Aux Etats-Unis, plus de 10 millions d’offres d’emplois ne seraient pas pourvues. Certains secteurs, tels la restauration ou encore la santé manquent de personnel. Les fermetures de frontières dues à la pandémie ont réduit les mobilités professionnelles. Dans ce contexte, les revendications salariales reflètent un net changement dans les rapports de force économiques. Ira-t-on au-delà du simple rattrapage conjoncturel? La réponse dépend d’au moins deux autres paramètres que sont l’évolution de la productivité et le partage de la valeur ajoutée.

Face aux exigences salariales, certaines entreprises seront en capacité de transférer les hausses dans leurs prix de vente. D’autres rogneront sur leurs marges. Auquel cas elles risquent de se voir pénalisées en bourse.  Les «price makers» pourront amortir l’impact des hausses de coûts dans leurs comptes ; l’ampleur de ces mouvements risque en revanche d’enclencher une spirale inflationniste plus marquée.

Le manque de main d’œuvre devrait jouer en faveur des hausses de salaires, ajoutant au dilemme des Banques Centrales face au risque de voir les hausses de prix accélérer et perdurer.

La pandémie avait temporairement accéléré la productivité du travail. La reprise de l’activité tend à la ralentir. Aux Etats-Unis depuis 2016, la productivité a fortement accéléré, passant de 0,7% à près de 3% l’an. En Europe, la progression a été moins marquée, mais en hausse néanmoins. Les enquêtes récentes semblent signaler une amélioration de la productivité liée au recours au télétravail (moins de transport, plus de temps effectif productif). Les manques de capacités industrielles, les besoins de relocalisation pourraient accélérer la robotisation, désormais aussi nécessaire qu’abordable.

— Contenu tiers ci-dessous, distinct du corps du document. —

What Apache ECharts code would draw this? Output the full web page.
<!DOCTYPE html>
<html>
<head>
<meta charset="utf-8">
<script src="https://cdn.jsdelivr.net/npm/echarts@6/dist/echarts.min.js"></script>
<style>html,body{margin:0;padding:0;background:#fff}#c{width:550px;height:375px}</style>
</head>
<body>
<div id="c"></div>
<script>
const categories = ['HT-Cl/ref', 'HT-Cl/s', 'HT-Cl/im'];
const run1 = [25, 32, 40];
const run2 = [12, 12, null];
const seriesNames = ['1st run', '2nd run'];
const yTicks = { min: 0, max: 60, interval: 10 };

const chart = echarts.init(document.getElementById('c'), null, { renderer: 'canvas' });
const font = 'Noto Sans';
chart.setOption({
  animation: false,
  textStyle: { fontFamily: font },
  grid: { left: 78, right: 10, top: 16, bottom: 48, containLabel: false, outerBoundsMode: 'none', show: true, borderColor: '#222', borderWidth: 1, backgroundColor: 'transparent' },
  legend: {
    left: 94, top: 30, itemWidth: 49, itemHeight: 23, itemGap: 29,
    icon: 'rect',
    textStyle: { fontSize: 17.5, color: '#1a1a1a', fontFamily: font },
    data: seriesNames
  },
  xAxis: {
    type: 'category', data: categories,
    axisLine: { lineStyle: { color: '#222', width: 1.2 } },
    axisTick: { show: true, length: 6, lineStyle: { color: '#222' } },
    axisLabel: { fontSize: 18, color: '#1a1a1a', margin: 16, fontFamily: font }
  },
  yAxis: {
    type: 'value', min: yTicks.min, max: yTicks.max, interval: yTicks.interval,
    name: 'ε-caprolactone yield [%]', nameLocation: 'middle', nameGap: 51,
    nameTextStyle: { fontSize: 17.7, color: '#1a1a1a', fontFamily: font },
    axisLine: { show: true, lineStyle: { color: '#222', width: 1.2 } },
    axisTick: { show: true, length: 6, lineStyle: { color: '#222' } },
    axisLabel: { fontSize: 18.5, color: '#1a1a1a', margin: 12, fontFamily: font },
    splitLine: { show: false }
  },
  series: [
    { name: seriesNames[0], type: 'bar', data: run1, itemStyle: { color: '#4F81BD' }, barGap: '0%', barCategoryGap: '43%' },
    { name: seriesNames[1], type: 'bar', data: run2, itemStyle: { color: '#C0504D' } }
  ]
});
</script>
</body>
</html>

Toujours aux Etats-Unis depuis 2016, les salaires horaires moyens progressent à nouveau de plus de 2,5% l’an (jusqu’à plus de 4% l’an ces derniers mois) ; cependant la part des salaires dans la valeur ajoutée est restée plutôt stable. En Europe, la part des salaires dans la valeur ajoutée a fortement baissé à partir de 2015 à moins de 60% dans l’industrie (contre 71%). Elle pourrait recommencer à progresser sans pour autant nuire à la profitabilité des entreprises.

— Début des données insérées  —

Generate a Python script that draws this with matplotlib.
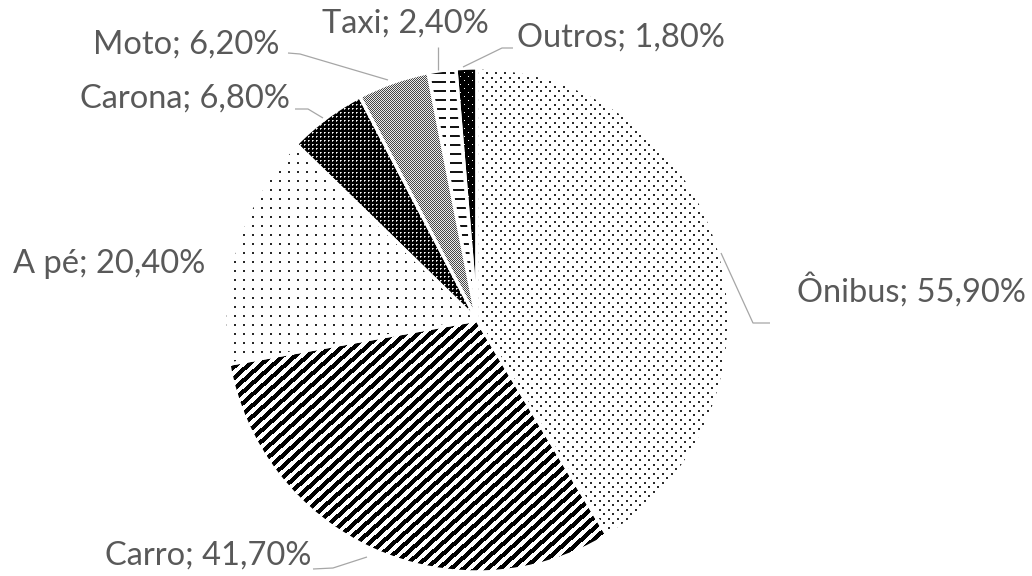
import numpy as np
import matplotlib
matplotlib.use("Agg")
import matplotlib.pyplot as plt

# Modal split of trips (percent of respondents; multiple answers allowed)
categories = ["Ônibus", "Carro", "A pé", "Carona", "Moto", "Taxi", "Outros"]
values = [55.9, 41.7, 20.4, 6.8, 6.2, 2.4, 1.8]

W, H = 1032, 576
fig = plt.figure(figsize=(W / 100, H / 100), dpi=100)
ax = fig.add_axes([0, 0, 1, 1])

# y axis runs downward, so counterclockwise in data space reads clockwise on screen
wedges, _ = ax.pie(values, center=(477, 320), radius=252, startangle=-90,
                   counterclock=True,
                   wedgeprops=dict(facecolor="none", edgecolor="white",
                                   linewidth=2.4, zorder=3))

# ---- monochrome fill textures, one pixel per array cell ----
r, c = np.indices((H, W))


def dots_staggered(period_c, period_r, value):
    a = np.full((H, W), 255.0)
    m1 = ((r % period_r) < 2) & ((c % period_c) < 2)
    m2 = (((r + period_r // 2) % period_r) < 2) & (((c + period_c // 2) % period_c) < 2)
    a[m1 | m2] = value
    return a


def dots_square(period, value):
    a = np.full((H, W), 255.0)
    a[((r % period) < 2) & ((c % period) < 2)] = value
    return a


def stripes(angle_deg, period, width):
    t = np.deg2rad(angle_deg)
    u = c * np.sin(t) + r * np.cos(t)
    a = np.full((H, W), 255.0)
    a[(u % period) < width] = 0
    return a


def dark_grid():
    a = np.zeros((H, W))
    a[((r % 4) == 0) & ((c % 4) == 0)] = 255
    a[((r % 4) == 0) & ((c % 4) == 1)] = 170
    a[((r % 4) == 1) & ((c % 4) == 0)] = 170
    return a


def gray_checker():
    a = np.where(((r + c) % 2) == 0, 70.0, 235.0)
    return a


def dashes():
    a = np.full((H, W), 255.0)
    a[((r % 9) < 2) & ((c % 30) < 26)] = 20
    return a


def black_sparse():
    a = np.full((H, W), 0.0)
    a[((r % 8) == 0) & ((c % 8) == 0)] = 255
    a[((r % 8) == 4) & ((c % 8) == 4)] = 255
    return a


textures = [
    dots_staggered(9, 9, 45),   # Ônibus
    stripes(42, 8.2, 4.3),      # Carro
    dots_square(9, 40),         # A pé
    dark_grid(),                # Carona
    gray_checker(),             # Moto
    dashes(),                   # Taxi
    black_sparse(),             # Outros
]

for wedge, tex in zip(wedges, textures):
    im = ax.imshow(tex, cmap="gray", vmin=0, vmax=255, extent=(0, W, H, 0),
                   interpolation="nearest", zorder=1)
    im.set_clip_path(wedge)

ax.set_xlim(0, W)
ax.set_ylim(H, 0)
ax.set_aspect("auto")
ax.axis("off")

# ---- data labels with leader lines ----
text_color = "#595959"
line_color = "#a6a6a6"
label_pos = {
    "Ônibus": (797, 302),
    "Carro": (105, 565),
    "A pé": (13, 273),
    "Carona": (80, 108),
    "Moto": (93, 54),
    "Taxi": (322, 33),
    "Outros": (517, 47),
}
leaders = {
    "Ônibus": [(721, 253), (753, 323), (770, 323)],
    "Carro": [(313, 569), (333, 568), (367, 557)],
    "Carona": [(295, 109), (308, 109), (323, 118)],
    "Moto": [(288, 53), (300, 54), (388, 80)],
    "Taxi": [(438, 47), (438, 70)],
    "Outros": [(513, 48), (502, 48), (463, 67)],
}

for name, v in zip(categories, values):
    x, y = label_pos[name]
    txt = f"{name}; {v:.2f}".replace(".", ",") + "%"
    ax.text(x, y, txt, ha="left", va="baseline", fontsize=23.5,
            family="Lato", color=text_color, zorder=5)
    if name in leaders:
        xs, ys = zip(*leaders[name])
        ax.plot(xs, ys, color=line_color, linewidth=0.9, zorder=4,
                solid_capstyle="butt")

fig.savefig("out.png", dpi=100, facecolor="white")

Alors que le taux de participation à l’emploi reste inférieur aux niveaux d’avant-crise, le manque de main d’œuvre devrait jouer en faveur des hausses de salaires, ajoutant au dilemme des Banques Centrales face au risque de voir les hausses de prix accélérer et perdurer.

Pour le moment, les autorités monétaires tablent sur le caractère temporaire et limité de ces rattrapages – comme dans le cas des hausses des prix de l’énergie – ceux-ci attirant plus de candidats vers l’emploi, d’autant que les mesures de soutien exceptionnelles au chômage vont progressivement s’arrêter. Ainsi en France, la décision du gouvernement de mettre en œuvre la réforme du chômage participera-t-elle de cette modération à moyen terme?

En attendant, la courbe de Philips pourrait bien signer son grand retour dans nos études.